Cidade De Deus (City of God) directed by Fernando Meirelles and released in 2002, depicts the favelas of Rio de Janeiro during the 1960-1970s. This film shows the struggle for power within these slum cities. Meirelles constructs a very believable replication of the physical conditions found in actual Brazillian favelas. Controlled by drug lords, the tennants of City of God had to endure highly volatile conditions interspersed with moments of relative calm. These moments were represented in the film as great crowds gather for dance parties and in another scene where couples are out for diner and a voice over explains that they were only able to enjoy a night out because of the recent calm brought on by Lil Ze’s tight control. Though the film focused on the drug racketeering that dominated the City of God, throughout are images of the many other means of work that faveladors would obtain in order to survive. Favelados who did survive would help to strengthen the permanence of these impromptu communities and further establish them as an integral part of the cities they thronged to.

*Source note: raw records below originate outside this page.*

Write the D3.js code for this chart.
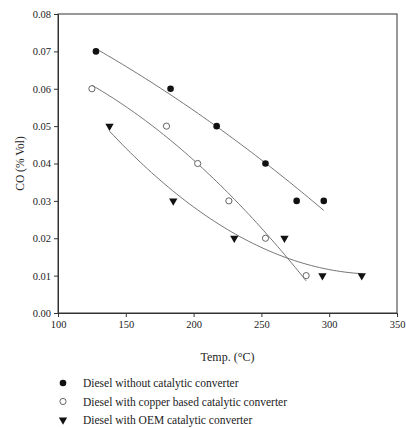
<!DOCTYPE html>
<html>
<head>
<meta charset="utf-8">
<script src="https://cdn.jsdelivr.net/npm/d3@7"></script>
<style>
  body { margin: 0; background: #fff; }
  text { font-family: "Liberation Serif", "Times New Roman", serif; fill: #222; }
</style>
</head>
<body>
<div id="chart"></div>
<script>
// data
const temp_none = [128, 183, 217, 253, 276, 296];
const co_none = [0.07, 0.06, 0.05, 0.04, 0.03, 0.03];

const temp_copper = [125, 180, 203, 226, 253, 283];
const co_copper = [0.06, 0.05, 0.04, 0.03, 0.02, 0.01];

const temp_oem = [138, 185, 230, 267, 295, 324];
const co_oem = [0.05, 0.03, 0.02, 0.02, 0.01, 0.01];

const x_ticks = [100, 150, 200, 250, 300, 350];
const y_ticks = [0, 0.01, 0.02, 0.03, 0.04, 0.05, 0.06, 0.07, 0.08];

const series_names = [
  "Diesel without catalytic converter"
  , "Diesel with copper based catalytic converter"
  , "Diesel with OEM catalytic converter"
];

const width = 406;
const height = 428;
const margin = { left: 58, top: 14, right: 9, bottom: 115 };

const svg = d3.select("#chart")
  .append("svg")
  .attr("width", width)
  .attr("height", height);

const x = d3.scaleLinear().domain([100, 350]).range([margin.left, width - margin.right]);
const y = d3.scaleLinear().domain([0, 0.08]).range([height - margin.bottom, margin.top]);

// quadratic least squares, like the regression lines in the figure
const quad_fit = (xs, ys) => {
  const n = xs.length;
  let s = [0, 0, 0, 0, 0], t = [0, 0, 0];
  for (let i = 0; i < n; ++i) {
    for (let k = 0; k < 5; ++k) s[k] += Math.pow(xs[i], k);
    for (let k = 0; k < 3; ++k) t[k] += ys[i] * Math.pow(xs[i], k);
  }
  const m = [[s[0], s[1], s[2], t[0]], [s[1], s[2], s[3], t[1]], [s[2], s[3], s[4], t[2]]];
  for (let c = 0; c < 3; ++c) {
    for (let r = c + 1; r < 3; ++r) {
      const f = m[r][c] / m[c][c];
      for (let k = c; k < 4; ++k) m[r][k] -= f * m[c][k];
    }
  }
  const b = [0, 0, 0];
  for (let r = 2; r >= 0; --r) {
    let v = m[r][3];
    for (let k = r + 1; k < 3; ++k) v -= m[r][k] * b[k];
    b[r] = v / m[r][r];
  }
  return (v) => b[0] + b[1] * v + b[2] * v * v;
}

const series = [
  { xs: temp_none, ys: co_none, kind: "filled" }
  , { xs: temp_copper, ys: co_copper, kind: "open" }
  , { xs: temp_oem, ys: co_oem, kind: "tri" }
];

// frame
svg.append("rect")
  .attr("x", x(100))
  .attr("y", y(0.08))
  .attr("width", x(350) - x(100))
  .attr("height", y(0) - y(0.08))
  .attr("fill", "none")
  .attr("stroke", "#333")
  .attr("stroke-width", 1);

// axes
const xaxis = svg.append("g")
  .attr("transform", `translate(0,${y(0)})`)
  .call(d3.axisBottom(x).tickValues(x_ticks).tickSize(4).tickPadding(4).tickFormat(d3.format("d")));

const yaxis = svg.append("g")
  .attr("transform", `translate(${x(100)},0)`)
  .call(d3.axisLeft(y).tickValues(y_ticks).tickSize(4).tickPadding(3).tickFormat(d3.format(".2f")));

[xaxis, yaxis].forEach((a) => {
  a.select(".domain").attr("stroke", "#333");
  a.selectAll(".tick line").attr("stroke", "#333");
  a.selectAll(".tick text")
    .attr("font-size", 10.5)
    .attr("font-family", "Liberation Serif, serif")
    .attr("fill", "#222");
});

// titles
svg.append("text")
  .attr("x", (x(100) + x(350)) / 2)
  .attr("y", 361)
  .attr("text-anchor", "middle")
  .attr("font-size", 12)
  .text("Temp. (°C)");

svg.append("text")
  .attr("transform", `translate(24,${(y(0) + y(0.08)) / 2}) rotate(-90)`)
  .attr("text-anchor", "middle")
  .attr("font-size", 11.5)
  .text("CO (% Vol)");

// fitted curves
series.forEach((s) => {
  const f = quad_fit(s.xs, s.ys);
  const lo = d3.min(s.xs), hi = d3.max(s.xs);
  const pts = d3.range(0, 61).map((i) => lo + (hi - lo) * i / 60);
  svg.append("path")
    .datum(pts)
    .attr("fill", "none")
    .attr("stroke", "#666")
    .attr("stroke-width", 0.9)
    .attr("d", d3.line().x((d) => x(d)).y((d) => y(f(d))));
});

const tri = d3.symbol().type(d3.symbolTriangle).size(30);

const draw_marker = (g, kind, cx, cy) => {
  if (kind === "filled") {
    g.append("circle").attr("cx", cx).attr("cy", cy).attr("r", 3.3).attr("fill", "#111");
  } else if (kind === "open") {
    g.append("circle").attr("cx", cx).attr("cy", cy).attr("r", 3.1)
      .attr("fill", "#fff").attr("stroke", "#555").attr("stroke-width", 0.9);
  } else {
    g.append("path").attr("d", tri())
      .attr("transform", `translate(${cx},${cy}) rotate(180)`)
      .attr("fill", "#111");
  }
}

// points
series.forEach((s) => {
  const g = svg.append("g");
  s.xs.forEach((t, i) => draw_marker(g, s.kind, x(t), y(s.ys[i])));
});

// legend
const legend = svg.append("g");
series_names.forEach((name, i) => {
  const ly = 383 + i * 18.5;
  draw_marker(legend, series[i].kind, 63, ly);
  legend.append("text")
    .attr("x", 83)
    .attr("y", ly + 4)
    .attr("font-size", 11.5)
    .text(name);
});
</script>
</body>
</html>
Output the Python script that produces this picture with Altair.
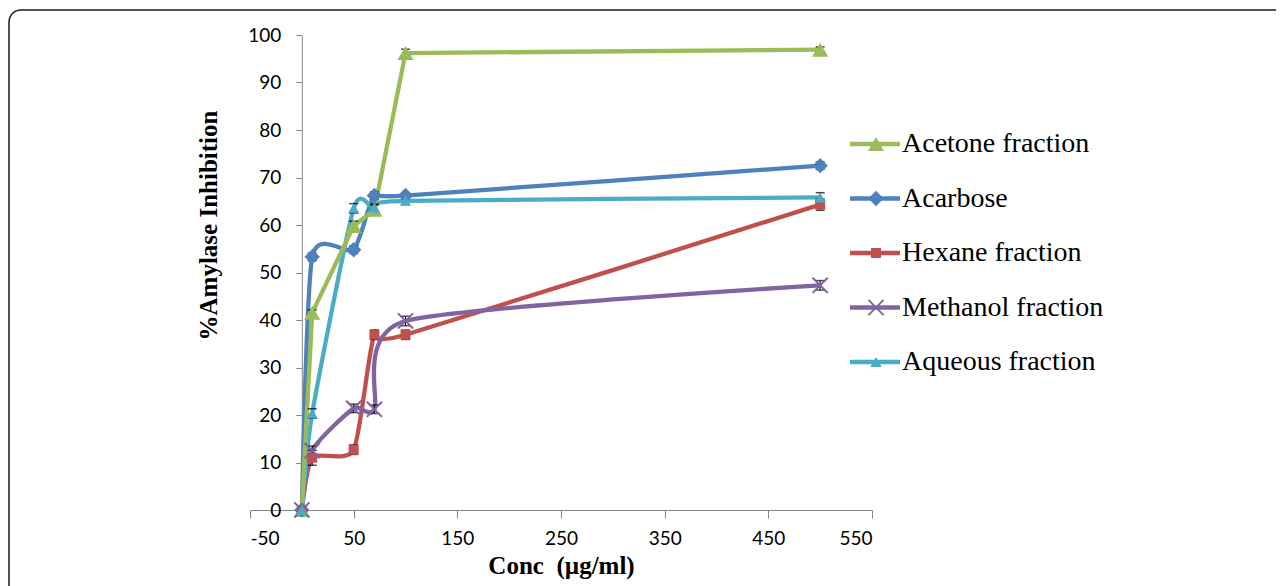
import altair as alt
import pandas as pd

# ---- data ----
conc = [0, 10, 50, 70, 100, 500]
series_names = ["Acetone fraction", "Acarbose", "Hexane fraction",
                "Methanol fraction", "Aqueous fraction"]
acetone = [0, 41.5, 59.8, 63.2, 96.2, 96.9]
acarbose = [0, 53.3, 54.8, 66.2, 66.2, 72.5]
hexane = [0, 11.0, 12.7, 36.9, 36.9, 64.3]
methanol = [0, 12.5, 21.4, 21.2, 39.8, 47.3]
aqueous = [0, 20.3, 63.5, 63.6, 65.1, 65.8]

acetone_err = [0, 0.6, 1.0, 1.0, 0.8, 0.6]
acarbose_err = [0, 0.8, 0.8, 0.8, 0.6, 0.8]
hexane_err = [0, 1.6, 1.0, 1.0, 1.0, 1.2]
methanol_err = [0, 1.0, 0.9, 0.9, 1.0, 1.0]
aqueous_err = [0, 1.0, 1.0, 0.8, 0.8, 1.0]

colors = ["#9BBB59", "#4F81BD", "#C0504D", "#8064A2", "#4BACC6"]
X_PATH = "M-1,-1L1,1M1,-1L-1,1"
shapes = ["triangle-up", "diamond", "square", X_PATH, "triangle-up"]
sizes = [260, 240, 100, 230, 130]
x_ticks = [-50, 50, 150, 250, 350, 450, 550]
y_ticks = list(range(0, 101, 10))

values = [acetone, acarbose, hexane, methanol, aqueous]
errors = [acetone_err, acarbose_err, hexane_err, methanol_err, aqueous_err]

rows = []
for name, vals, errs in zip(series_names, values, errors):
    for c, v, e in zip(conc, vals, errs):
        rows.append({"series": name, "conc": c, "value": v,
                     "lo": v - e, "hi": v + e, "err": e})
df = pd.DataFrame(rows)
legend_df = pd.DataFrame({"series": series_names})

AXIS_GRAY = "#868686"

x_enc = alt.X("conc:Q",
              scale=alt.Scale(domain=[-50, 550], nice=False, zero=False),
              axis=alt.Axis(values=x_ticks, grid=False, title="Conc \u00a0(\u00b5g/ml)",
                            labelExpr="datum.value + ''",
                            domainColor=AXIS_GRAY, tickColor=AXIS_GRAY, tickSize=8,
                            labelFont="Lato", labelFontSize=19, labelColor="black",
                            labelPadding=11, titleFont="Liberation Serif",
                            titleFontSize=25, titleFontWeight="bold", titleColor="black",
                            titlePadding=5))
y_enc = alt.Y("value:Q",
              scale=alt.Scale(domain=[0, 100], nice=False, zero=True),
              axis=alt.Axis(values=y_ticks, grid=False, title="%Amylase Inhibition",
                            offset=-51.8, domainColor=AXIS_GRAY, tickColor=AXIS_GRAY,
                            tickSize=6, labelFont="Lato", labelFontSize=19,
                            labelColor="black", labelPadding=15,
                            titleFont="Liberation Serif", titleFontSize=25,
                            titleFontWeight="bold", titleColor="black", titlePadding=26,
                            titleY=190))
color_enc = alt.Color("series:N", scale=alt.Scale(domain=series_names, range=colors),
                      legend=None)

base = alt.Chart(df)

smooth_lines = base.transform_filter(
    alt.datum.series != "Acetone fraction"
).mark_line(interpolate="cardinal", tension=0.35, strokeWidth=4.3).encode(
    x=x_enc, y=y_enc, color=color_enc, detail="series:N", order="conc:Q")

straight_line = base.transform_filter(
    alt.datum.series == "Acetone fraction"
).mark_line(strokeWidth=4.3).encode(
    x=x_enc, y=y_enc, color=color_enc, order="conc:Q")

err_base = base.transform_filter(alt.datum.err > 0)
err_rule = err_base.mark_rule(color="black", strokeWidth=1).encode(
    x=x_enc, y=alt.Y("lo:Q"), y2="hi:Q")
cap_lo = err_base.mark_tick(color="black", orient="horizontal", thickness=1.5, size=9).encode(
    x=x_enc, y=alt.Y("lo:Q"))
cap_hi = err_base.mark_tick(color="black", orient="horizontal", thickness=1.5, size=9).encode(
    x=x_enc, y=alt.Y("hi:Q"))


def series_points(chart, name, shape, size, color, x, y):
    filt = chart.transform_filter(alt.datum.series == name)
    if shape == X_PATH:
        m = filt.mark_point(filled=False, opacity=1, strokeWidth=2, shape=shape,
                            size=size, color=color)
    else:
        m = filt.mark_point(filled=True, opacity=1, shape=shape, size=size, color=color)
    return m.encode(x=x, y=y)


point_layers = [series_points(base, n, s, z, c, x_enc, y_enc)
                for n, s, z, c in zip(series_names, shapes, sizes, colors)]

data_layer = alt.layer(smooth_lines, straight_line, err_rule, cap_lo, cap_hi,
                       *point_layers)

# ---- legend ----
leg_y = alt.Y("series:N", sort=series_names,
              scale=alt.Scale(type="point", domain=series_names, range=[109, 327],
                              padding=0),
              axis=None)
leg_base = alt.Chart(legend_df)
leg_rule = leg_base.mark_rule(strokeWidth=4.3).encode(
    x=alt.value(600), x2=alt.value(650), y=leg_y, color=color_enc)
leg_pts = [series_points(leg_base, n, s, z, c, alt.value(626), leg_y)
           for n, s, z, c in zip(series_names, shapes, sizes, colors)]
leg_text = leg_base.mark_text(align="left", baseline="middle", font="Liberation Serif",
                              fontSize=28, color="black").encode(
    x=alt.value(652), y=leg_y, text="series:N")
legend_layer = alt.layer(leg_rule, *leg_pts, leg_text)

# ---- outer frame ----
frame = alt.Chart(pd.DataFrame({"k": [0]})).mark_rect(
    fillOpacity=0, stroke="#1a1a1a", strokeWidth=1.5, cornerRadius=12).encode(
    x=alt.value(-241), x2=alt.value(1100), y=alt.value(-25), y2=alt.value(700))

chart = alt.layer(frame, data_layer, legend_layer).resolve_scale(
    y="independent"
).properties(
    width=622, height=475,
    autosize=alt.AutoSizeParams(type="none"),
    padding={"left": 242, "top": 27, "right": 404, "bottom": 76},
).configure_view(stroke=None)

chart.save("out.html", embed_options={"renderer": "svg", "actions": False})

The opening scene of the movie shows the shabby constructs of the shacks that lined the unpaved roads of City of God. As noted in Julio Pino’s article Labor in the Favelas of Rio de Janeiro, 1940-1969, Favelas like these came about as rural workers fled the intolerable working conditions of farming in search of better jobs in the metropolitian areas. Coming to the city with little or no money, housing was an immediate quadary and out of necessity the tennants of these favelas constructed primitive shacks out of whatever scraps could be found. According to Pino’s article, the labor movement from rural to urban areas started around 1929 but by 1960 “the number of favelas in Rio rose to 147 with a population of 335,063″ (22).Pinos research shows that the majority of able bodied workers who found work typically found temporary jobs that paid below the minimum wage. The majority of jobs were found in domestic work for women or construction work for men.Very few would have had jobs like the one portrayed in the film of Goose and Rocket’s father being a fisherman where he actually worked for him self which was called biscate, or someone who had “full-time self-employment in petty commodity production and trade” (Pino 19). With few options, it is realistic that the young kids who became self proclaimed hoods would look to any available way to make money and secure respect among the community.
The policing of City of God was almost non-existant. This live-and-let-live attitude is possible based on the article by Ney do Santos Oliveira’s Favelas and Ghettos, Race and Class in Rio deJaneiro and New York City which in summary conceals that economically the whole city benefited from the cheap labor provided by the favelados and that little governmental solutions were found to help the poverty of these cities. The film demonstrated that the police would only interviene when the hoods began to gain the attention of the media. It is easy to speculate a number of reasons for this level of involvement of the police but on a whole it seems that if the favelas went on completely unchecked, their chaos could have ripple effects into the social and economy stability of the whole of Rio de Janeiro.